He was the eldest son of William Stourton, 7th Baron Stourton and Elizabeth Dudley, daughter of Edmund Dudley, a key adviser to Henry VII. His parents' marriage was unhappy, due to his father's liaison with Agnes ap Rhys, or Rice, daughter of Rhys ap Gruffydd and granddaughter of Thomas Howard, 2nd Duke of Norfolk; in their later years his parents lived apart. To the understandable chagrin of his children, William left almost the whole of the Stourton inheritance to Agnes Rice, resulting in years of litigation between his children and Agnes. Charles was on very bad terms with his father, calling him a "false hypocrite" for whom prison would be too good. Stourton succeeded his father as baron in 1548. He was a nephew of John Dudley, 1st Duke of Northumberland, as well as a Catholic. A Wiltshire resident, he was asked for help by Mary Tudor in the succession crisis of 1553, but hesitated in supporting her until her victory was clear. In August 1553 he was described as an "archpapist" by a London pamphleteer. He had a reputation for being quarrelsome and violent, and was clearly regarded as a public nuisance even before he was charged with murder.

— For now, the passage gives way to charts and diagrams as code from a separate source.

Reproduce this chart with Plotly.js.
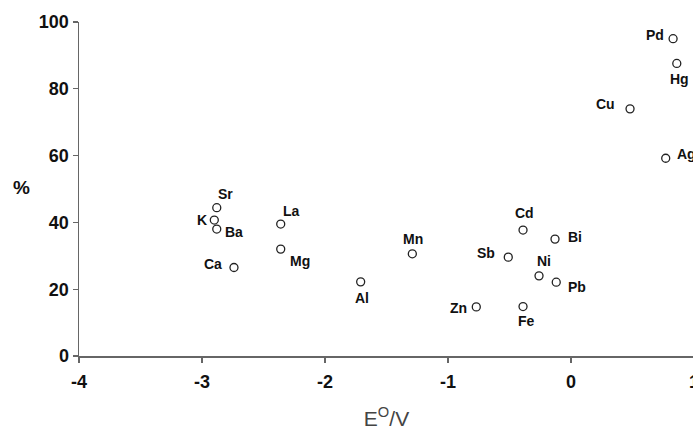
<!DOCTYPE html>
<html>
<head>
<meta charset="utf-8">
<script src="https://cdn.plot.ly/plotly-3.0.1.min.js"></script>
<style>
html,body{margin:0;padding:0;overflow:hidden;background:#fff;}
#chart{width:700px;height:430px;}
</style>
</head>
<body>
<div id="chart"></div>
<script>
// Data
const elements = ["Pd","Hg","Cu","Ag","Sr","K","Ba","Ca","La","Mg","Al","Mn","Zn","Fe","Cd","Sb","Ni","Pb","Bi"];
const potentials = [0.83,0.86,0.48,0.77,-2.88,-2.90,-2.88,-2.74,-2.36,-2.36,-1.71,-1.29,-0.77,-0.39,-0.39,-0.51,-0.26,-0.12,-0.13];
const percents = [95.0,87.6,74.0,59.2,44.4,40.7,38.0,26.5,39.5,32.0,22.2,30.6,14.7,14.8,37.7,29.6,24.0,22.1,35.0];
const xTicks = [-4,-3,-2,-1,0,1];
const yTicks = [0,20,40,60,80,100];

// Label offsets in pixels (style, not data)
const labelShift = {
  Pd:[-18,-4], Hg:[3,16], Cu:[-25,-5], Ag:[21,-4], Sr:[9,-14], K:[-12,0],
  Ba:[17,3], Ca:[-21,-3], La:[11,-13], Mg:[19,12], Al:[1,16], Mn:[1,-15],
  Zn:[-18,1], Fe:[3,14], Cd:[1,-17], Sb:[-22,-4], Ni:[5,-15], Pb:[21,5], Bi:[20,-2]
};

const trace = {
  type:'scatter', mode:'markers',
  x: potentials, y: percents,
  marker:{symbol:'circle', size:8, color:'#ffffff', line:{color:'#222', width:1.3}},
  hoverinfo:'skip', cliponaxis:false
};

const annotations = elements.map((el,i)=>({
  x: potentials[i], y: percents[i], xref:'x', yref:'y',
  text: el, showarrow:false,
  xshift: labelShift[el][0], yshift: -labelShift[el][1],
  font:{family:'Liberation Sans, Arial, sans-serif', size:14, color:'#111', weight:'bold'}
}));
annotations.push({
  xref:'paper', yref:'paper', x:-0.093, y:0.503, xanchor:'center', yanchor:'middle',
  text:'%', showarrow:false,
  font:{family:'Liberation Sans, Arial, sans-serif', size:19, color:'#111', weight:'bold'}
});

const axisCommon = {
  showgrid:false, zeroline:false, showline:true, linecolor:'#666', linewidth:1.5,
  ticks:'outside', ticklen:5, tickwidth:1.3, tickcolor:'#666',
  tickfont:{family:'Liberation Sans, Arial, sans-serif', size:18, color:'#111', weight:'bold'}
};

const layout = {
  width:700, height:430,
  margin:{l:79, r:6, t:22, b:74},
  paper_bgcolor:'#fff', plot_bgcolor:'#fff',
  showlegend:false,
  xaxis: Object.assign({}, axisCommon, {
    range:[-4,1], tickvals:xTicks, ticktext:xTicks.map(String), ticklabelstandoff:4,
    title:{text:'E<sup>O</sup>/V', standoff:22, font:{family:'Liberation Sans, Arial, sans-serif', size:21, color:'#444'}}
  }),
  yaxis: Object.assign({}, axisCommon, {
    range:[0,100], tickvals:yTicks, ticktext:yTicks.map(String)
  }),
  annotations: annotations
};

Plotly.newPlot('chart',[trace],layout,{displayModeBar:false,staticPlot:true});
</script>
</body>
</html>
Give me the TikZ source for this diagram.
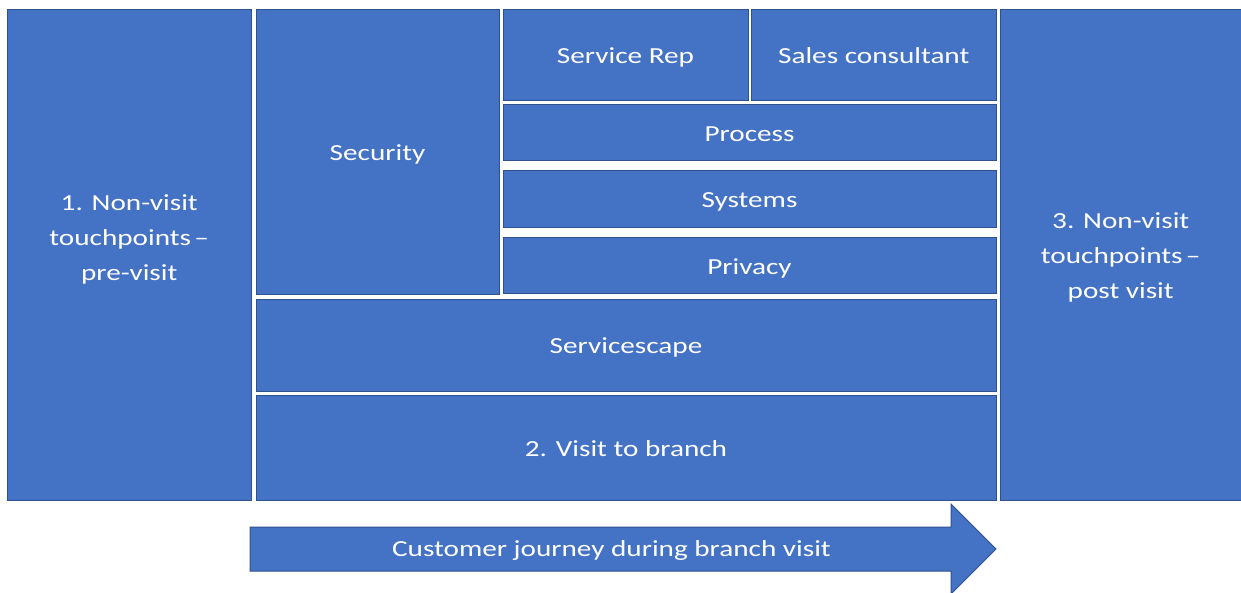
\documentclass[tikz,border=0pt]{standalone}
\usepackage{fontspec}
\setmainfont{Carlito}[FakeStretch=1.27]
\definecolor{boxfill}{HTML}{4472C4}
\definecolor{boxline}{HTML}{2F528F}
\begin{document}
\begin{tikzpicture}[x=1pt,y=-1pt,
  panel/.style={draw=boxline, fill=boxfill, line width=1pt},
  label/.style={text=white, align=center, inner sep=0pt, anchor=base,
    font=\fontsize{23}{35}\selectfont}]
\useasboundingbox (0,0) rectangle (1241,593);
% panel: x1, y1, x2, y2, name, baseline of last text line, text
\newcommand{\panelbox}[7]{%
  \draw[panel] (#1,#2) rectangle (#3,#4);
  \node[label] (#5) at ({(#1+#3)/2},#6) {#7};}
\panelbox{7.5}{9.5}{251}{500}{pre}{280.5}{1. Non-visit\\touchpoints\hspace{0.15em}–\\pre-visit}
\panelbox{256}{9.5}{499}{295}{sec}{160.5}{Security}
\panelbox{503}{9.5}{748}{101}{rep}{63.5}{Service Rep}
\panelbox{751.5}{9.5}{996}{101}{sales}{63.5}{Sales consultant}
\panelbox{503}{104.5}{996}{161}{proc}{141.5}{Process}
\panelbox{503}{170.5}{996}{228}{sys}{207.5}{Systems}
\panelbox{503}{237.5}{996}{294}{priv}{274.5}{Privacy}
\panelbox{256}{299.5}{996}{391}{scape}{353.5}{Servicescape}
\panelbox{256}{395.5}{996}{500}{visit}{456.5}{2. Visit to branch}
\panelbox{1000}{9.5}{1241.5}{500}{post}{298.5}{3. Non-visit\\touchpoints\hspace{0.15em}–\\post visit}
% journey arrow
\draw[panel] (250,527) -- (951,527) -- (951,504) -- (996,549)
  -- (951,594) -- (951,571) -- (250,571) -- cycle;
\node[label] (journey) at (611.5,556.5) {Customer journey during branch visit};
\end{tikzpicture}
\end{document}
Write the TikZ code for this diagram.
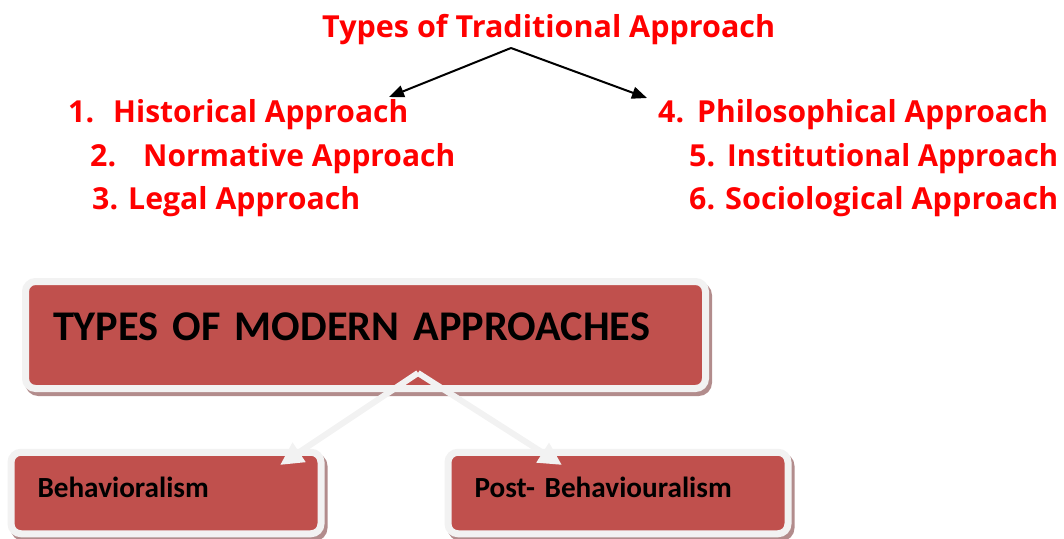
\documentclass[tikz,border=0pt]{standalone}
\usepackage{fontspec}
\setmainfont{Open Sans}
\newfontfamily\boxfont{Carlito}
\usetikzlibrary{arrows.meta}

\definecolor{accentred}{RGB}{192,80,77}
\definecolor{rimgrey}{RGB}{242,242,242}
\definecolor{shadowrose}{RGB}{178,140,140}
\definecolor{listred}{RGB}{255,0,0}

% set a line of text to a given width, keeping its height
\newcommand{\fitw}[2]{\resizebox{#1}{\height}{#2}}

\tikzset{
  redtext/.style={text=listred, inner sep=0pt, anchor=base west,
    font=\fontsize{30.3}{30.3}\selectfont\bfseries},
  pointer/.style={line width=2pt, -{Triangle[length=15pt,width=12pt]}},
  card/.style={fill=accentred, draw=rimgrey, line width=7pt,
    rounded corners=10pt, inner ysep=0pt, align=left, anchor=center,
    preaction={fill=shadowrose, draw=shadowrose, line width=7pt,
      transform canvas={shift={(3pt,-4pt)}}}},
  bigcard/.style={card, minimum width=680pt, minimum height=107pt,
    inner xsep=27.5pt, text width=625pt, text depth=16pt,
    font=\boxfont\fontsize{42.3}{42.3}\selectfont\bfseries},
  smallcard/.style={card, minimum height=81.5pt, inner xsep=26.5pt,
    text depth=11pt, font=\boxfont\fontsize{29.2}{29.2}\selectfont\bfseries},
  flow/.style={draw=rimgrey, line width=6pt,
    -{Triangle[length=23pt,width=22pt]}}
}

\begin{document}
\begin{tikzpicture}[x=1pt, y=-1pt]
  \useasboundingbox (0,0) rectangle (1064,538);

  % heading of the traditional approaches
  \node[redtext] (title) at (322,37) {\fitw{453pt}{Types of Traditional Approach}};
  \coordinate (apex) at (511,48);
  \coordinate (tipL) at (389,97);
  \coordinate (tipR) at (647,98);
  \draw[pointer] (apex) -- (tipL);
  \draw[pointer] (apex) -- (tipR);

  % left column
  \node[redtext] (n1) at (68,122)  {1.};
  \node[redtext] (t1) at (113,122) {\fitw{295pt}{Historical Approach}};
  \node[redtext] (n2) at (90,166)  {2.};
  \node[redtext] (t2) at (143,166) {\fitw{312pt}{Normative Approach}};
  \node[redtext] (n3) at (92,209)  {3.};
  \node[redtext] (t3) at (128,209) {\fitw{232pt}{Legal Approach}};

  % right column
  \node[redtext] (n4) at (658,122) {4.};
  \node[redtext] (t4) at (697,122) {\fitw{351pt}{Philosophical Approach}};
  \node[redtext] (n5) at (689,166) {5.};
  \node[redtext] (t5) at (727,166) {\fitw{331pt}{Institutional Approach}};
  \node[redtext] (n6) at (689,209) {6.};
  \node[redtext] (t6) at (725,209) {\fitw{333pt}{Sociological Approach}};

  % modern approaches
  \node[bigcard] (modern) at (365.5,335) {TYPES OF MODERN APPROACHES};
  \node[smallcard, minimum width=310pt, text width=257pt] (behav)
    at (166,493) {Behavioralism};
  \node[smallcard, minimum width=340pt, text width=287pt] (postb)
    at (618,493) {Post- Behaviouralism};

  \coordinate (mapex) at (418,373);
  \coordinate (mtipL) at (280,465);
  \coordinate (mtipR) at (562,465);
  \draw[flow] (mapex) -- (mtipL);
  \draw[flow] (mapex) -- (mtipR);
\end{tikzpicture}
\end{document}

The legal difficulties and family quarrels caused by his father's affair with Agnes Rice, and his decision to disinherit his children, may to some extent explain Charles's violent temper, although lawsuits over property were then an everyday part of life among the English landed classes.
Execution for murder
He was executed, as were four of his servants, on 16 March 1557 at Salisbury for murdering two men, William Hartgill and his son John Hartgill, following a trial at Westminster on 28 February previous. Stourton had been most reluctant to plead to the indictment, until he was reminded by the judges that he faced the horrific penalty of peine forte et dure if he did not. William Hartgill, described as a "surly and cross old man", was a neighbour with whom Stourton had long been on bad terms. Stourton had quarreled with his widowed mother, who wished to remarry, and Hartgill had taken Lady Stourton's part in the quarrel. As not infrequently happened in that age, the feud degenerated into a private war, eventually causing the intervention of Star Chamber. Stourton was fined and ordered to pay damages to the Hartgills: this humiliation seems to have been the motive for the crime. On the pretext of arranging a meeting to pay them the money, Stourton ambushed the Hartgills at Kilmington church, kidnapped them and had them brought to his house, where after being imprisoned for a time they had their throats cut. Stourton did not actually commit the murders but was found guilty of ordering them. Before his execution he is said to have expressed true repentance for this and his other crimes.